- Leader: Frauke Petry
- Deputy Leaders: Thomas Strobel; Hubertus von Below; Michael Muster;
- Founder: Michael Muster (legally)
- Founded: 17 September 2017
- Dissolved: 31 December 2019
- Split from: Alternative for Germany
- Headquarters: Berlin, Germany
- Think tank: The Blue Change (Die Blaue Wende)
- Ideology: National conservatism; Economic liberalism;
- Political position: Right-wing
- European Parliament group: Europe of Nations and Freedom
- Colours: Blue

Website
- www.dieblauepartei.de (Archived copy)

= The Blue Party (Germany) =

The Blue Party (Die blaue Partei) was a minor political party in Germany that existed from 2017 to 2019. It was founded by Frauke Petry after resigning as leader of the Alternative for Germany party (AfD). It entered candidates in elections to German state parliaments, but received few votes. The party dissolved itself at the end of 2019.

==History==
The party was registered with the Federal Returning Officer in September 2017 and published its program in the following month. Its policies were intended to attract voters who believed that the Christian Democratic Union of Germany had become too liberal under Angela Merkel and that the Alternative for Germany had become too nationalist.

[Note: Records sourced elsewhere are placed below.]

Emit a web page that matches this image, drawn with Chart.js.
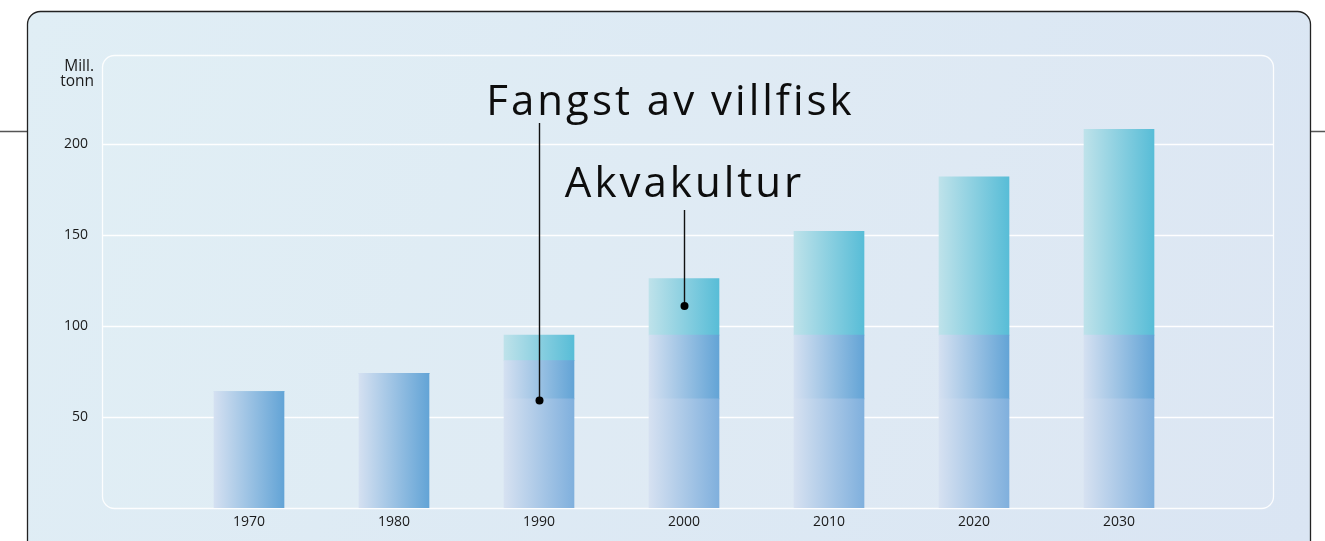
<!DOCTYPE html>
<html>
<head>
<meta charset="utf-8">
<script src="https://cdn.jsdelivr.net/npm/chart.js@4.4.1/dist/chart.umd.min.js"></script>
<style>
  html, body { margin: 0; padding: 0; background: #fff; }
  #wrap { width: 1325px; height: 541px; position: relative; }
</style>
</head>
<body>
<div id="wrap"><canvas id="chart"></canvas></div>
<script>
// data (mill. tonn)
const years = ['1970', '1980', '1990', '2000', '2010', '2020', '2030'];
const villfisk = [64, 74, 81, 95, 95, 95, 95];
const akvakultur = [0, 0, 14, 31, 57, 87, 113];
const fadedPart = [0, 0, 60, 60, 60, 60, 60];   // lighter lower band from 1990 on
const yTicks = [50, 100, 150, 200];
const callouts = [
    { text: 'Fangst av villfisk', year: '1990', value: 59 },
    { text: 'Akvakultur', year: '2000', value: 111 },
];

const BAR_W = 70;
const FONT = '"Open Sans", "DejaVu Sans", sans-serif';
const TEXT = '#1a1a1a';

const GRAD_FULL = ['rgb(212,224,241)', 'rgb(99,164,214)'];
const GRAD_FADED = ['rgb(214,225,241)', 'rgb(128,176,221)'];
const GRAD_AKVA = ['rgb(190,226,234)', 'rgb(88,189,215)'];

function barGradient(stops) {
    return (ctx) => {
        const chart = ctx.chart;
        const x = chart.scales.x;
        if (!x || ctx.dataIndex === undefined) return stops[1];
        const cx = x.getPixelForValue(ctx.dataIndex);
        if (!Number.isFinite(cx)) return stops[1];
        const g = chart.ctx.createLinearGradient(cx - BAR_W / 2, 0, cx + BAR_W / 2, 0);
        g.addColorStop(0, stops[0]);
        g.addColorStop(1, stops[1]);
        return g;
    };
}

const lower = villfisk.map((v, i) => fadedPart[i] > 0 ? fadedPart[i] : v);
const upper = villfisk.map((v, i) => v - lower[i]);

function roundRect(ctx, x, y, w, h, r) {
    ctx.beginPath();
    ctx.moveTo(x + r, y);
    ctx.lineTo(x + w - r, y);
    ctx.arcTo(x + w, y, x + w, y + r, r);
    ctx.lineTo(x + w, y + h - r);
    ctx.arcTo(x + w, y + h, x + w - r, y + h, r);
    ctx.lineTo(x + r, y + h);
    ctx.arcTo(x, y + h, x, y + h - r, r);
    ctx.lineTo(x, y + r);
    ctx.arcTo(x, y, x + r, y, r);
    ctx.closePath();
}

const panelPlugin = {
    id: 'panel',
    beforeDraw(chart) {
        const { ctx, chartArea, scales } = chart;
        ctx.save();
        ctx.fillStyle = '#fff';
        ctx.fillRect(0, 0, chart.width, chart.height);

        // thin rule behind the panel
        ctx.strokeStyle = '#555';
        ctx.lineWidth = 1.5;
        ctx.beginPath();
        ctx.moveTo(0, 131.5); ctx.lineTo(28, 131.5);
        ctx.moveTo(1309, 131.5); ctx.lineTo(1325, 131.5);
        ctx.stroke();

        // outer panel
        const bg = ctx.createLinearGradient(27, 11, 1310, 541);
        bg.addColorStop(0, '#e0eef5');
        bg.addColorStop(1, '#dae5f3');
        roundRect(ctx, 27.5, 11.5, 1283, 560, 13);
        ctx.fillStyle = bg;
        ctx.fill();
        ctx.strokeStyle = '#222';
        ctx.lineWidth = 1.3;
        ctx.stroke();

        // inner plot box
        const left = 102.5, right = 1273.5, top = 55.5, bottom = chartArea.bottom + 0.5;
        roundRect(ctx, left, top, right - left, bottom - top, 12);
        ctx.fillStyle = 'rgba(255,255,255,0.06)';
        ctx.fill();
        ctx.strokeStyle = 'rgba(255,255,255,0.9)';
        ctx.lineWidth = 1.3;
        ctx.stroke();

        // grid lines
        ctx.strokeStyle = 'rgba(255,255,255,0.95)';
        ctx.lineWidth = 1.5;
        ctx.beginPath();
        yTicks.forEach(v => {
            const y = Math.round(scales.y.getPixelForValue(v)) + 0.5;
            ctx.moveTo(left, y);
            ctx.lineTo(right, y);
        });
        ctx.stroke();

        // unit label
        ctx.fillStyle = TEXT;
        ctx.font = '15.5px ' + FONT;
        ctx.textAlign = 'right';
        ctx.textBaseline = 'alphabetic';
        ctx.fillText('Mill.', 94, 70.5);
        ctx.fillText('tonn', 94, 86);
        ctx.restore();
    },
};

const calloutPlugin = {
    id: 'callouts',
    afterDatasetsDraw(chart) {
        const { ctx, scales } = chart;
        const place = [
            { cx: 669, base: 115, lineTop: 123 },
            { cx: 683, base: 197, lineTop: 210 },
        ];
        ctx.save();
        callouts.forEach((c, i) => {
            const p = place[i];
            const x = Math.round(scales.x.getPixelForValue(years.indexOf(c.year))) + 0.5;
            const y = scales.y.getPixelForValue(c.value);
            ctx.strokeStyle = '#111';
            ctx.lineWidth = 1.4;
            ctx.beginPath();
            ctx.moveTo(x, p.lineTop);
            ctx.lineTo(x, y);
            ctx.stroke();
            ctx.fillStyle = '#000';
            ctx.beginPath();
            ctx.arc(x, y, 4, 0, Math.PI * 2);
            ctx.fill();

            ctx.font = '42px ' + FONT;
            ctx.letterSpacing = '3px';
            ctx.textAlign = 'center';
            ctx.textBaseline = 'alphabetic';
            ctx.fillStyle = '#0d0d0d';
            ctx.fillText(c.text, p.cx + 1.5, p.base);
        });
        ctx.restore();
    },
};

new Chart(document.getElementById('chart'), {
    type: 'bar',
    data: {
        labels: years,
        datasets: [
            {
                label: 'Fangst av villfisk (nedre)',
                data: lower,
                backgroundColor: (ctx) => barGradient(fadedPart[ctx.dataIndex] > 0 ? GRAD_FADED : GRAD_FULL)(ctx),
            },
            {
                label: 'Fangst av villfisk',
                data: upper,
                backgroundColor: barGradient(GRAD_FULL),
            },
            {
                label: 'Akvakultur',
                data: akvakultur,
                backgroundColor: barGradient(GRAD_AKVA),
            },
        ],
    },
    options: {
        responsive: true,
        maintainAspectRatio: false,
        animation: false,
        datasets: {
            bar: { barThickness: BAR_W, borderWidth: 0, borderSkipped: false },
        },
        layout: {
            padding: { top: 53, right: 133.5, left: 0, bottom: 0 },
        },
        plugins: {
            legend: { display: false },
            tooltip: { enabled: false },
        },
        scales: {
            x: {
                stacked: true,
                offset: true,
                grid: { display: false, drawTicks: false },
                border: { display: false },
                ticks: {
                    color: TEXT,
                    font: { family: FONT, size: 14 },
                    padding: 6,
                },
                afterFit: s => { s.height = 33; s.paddingLeft = 0; s.paddingRight = 0; },
            },
            y: {
                stacked: true,
                min: 0,
                max: 250,
                grid: { display: false, drawTicks: false },
                border: { display: false },
                ticks: {
                    stepSize: 50,
                    color: TEXT,
                    font: { family: FONT, size: 14 },
                    padding: 88.5,
                    callback: v => yTicks.includes(v) ? v : '',
                },
                afterFit: s => { s.width = 176.5; s.paddingTop = 0; s.paddingBottom = 0; },
            },
        },
    },
    plugins: [panelPlugin, calloutPlugin],
});
</script>
</body>
</html>
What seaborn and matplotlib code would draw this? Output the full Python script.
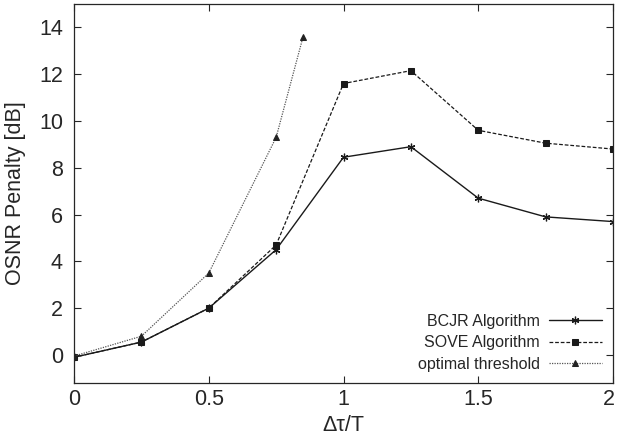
import matplotlib
matplotlib.use("Agg")
import matplotlib.pyplot as plt
import matplotlib.transforms as mtransforms
import seaborn as sns
import pandas as pd

x_main = [0, 0.25, 0.5, 0.75, 1.0, 1.25, 1.5, 1.75, 2.0]
bcjr = [-0.1, 0.55, 2.0, 4.5, 8.45, 8.9, 6.7, 5.9, 5.7]
sove = [-0.1, 0.55, 2.0, 4.7, 11.6, 12.15, 9.6, 9.05, 8.8]
x_opt = [0, 0.25, 0.5, 0.75, 0.85]
opt = [-0.05, 0.8, 3.5, 9.3, 13.6]

sns.set_style("ticks")
plt.rcParams['font.family'] = ['Liberation Sans', 'DejaVu Sans']
plt.rcParams['xtick.direction'] = 'in'
plt.rcParams['ytick.direction'] = 'in'

fig = plt.figure(figsize=(6.17, 4.4), dpi=100)
ax = fig.add_axes([0.12, 0.1295, 0.8735, 0.8615])

df_b = pd.DataFrame({"x": x_main, "y": bcjr})
df_s = pd.DataFrame({"x": x_main, "y": sove})
df_o = pd.DataFrame({"x": x_opt, "y": opt})

sns.lineplot(data=df_b, x="x", y="y", ax=ax, color="#1a1a1a", lw=1.0,
             marker=(6, 2, 0), markersize=5.5, markeredgewidth=0.9,
             markeredgecolor="#1a1a1a", label="BCJR Algorithm")
sns.lineplot(data=df_s, x="x", y="y", ax=ax, color="#1a1a1a", lw=0.9,
             linestyle=(0, (3, 1.5)), marker="s", markersize=4.8,
             markeredgecolor="#1a1a1a", label="SOVE Algorithm")
sns.lineplot(data=df_o, x="x", y="y", ax=ax, color="#555555", lw=0.9,
             linestyle=(0, (1, 1)), marker="^", markersize=4.2,
             markeredgecolor="#222222", markerfacecolor="#222222",
             label="optimal threshold")

ax.set_xlim(0, 2)
ax.set_ylim(-1.2, 15)
ax.set_xticks([0, 0.5, 1, 1.5, 2])
ax.set_xticklabels(["0", "0.5", "1", "1.5", "2"])
ax.set_yticks([0, 2, 4, 6, 8, 10, 12, 14])
ax.tick_params(axis="both", labelsize=15.5, top=True, right=True, length=5, width=0.8)
ax.tick_params(axis="x", pad=4)
ax.tick_params(axis="y", pad=8)
ax.set_xlabel("Δτ/T", fontsize=15.5, labelpad=4)
ax.set_ylabel("OSNR Penalty [dB]", fontsize=15.5, labelpad=9)
for s in ax.spines.values():
    s.set_linewidth(0.9)

# nudge the last x tick label so it stays inside the figure
last = ax.get_xticklabels()[-1]
last.set_transform(last.get_transform() + mtransforms.ScaledTranslation(-4 / 100, 0, fig.dpi_scale_trans))

leg = ax.legend(loc="lower right", frameon=False, markerfirst=False,
                fontsize=11.5, handlelength=3.3, labelspacing=0.4,
                borderaxespad=0.3, handletextpad=0.6)

fig.savefig("out.png", dpi=100)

The Blue Party first stood for election in the 2019 Saxony state elections with Petry as its lead candidate. The party received 7,786 votes, which corresponds to 0.4% of the valid votes. In the 2019 Thuringian state elections, the party received 857 votes, 0.1% of all valid votes.

Petry announced on 5 November 2019 that the party would dissolve by the end of the year due to its results in the state elections in Saxony and Thuringia. It formally ceased to exist from 31 December 2019.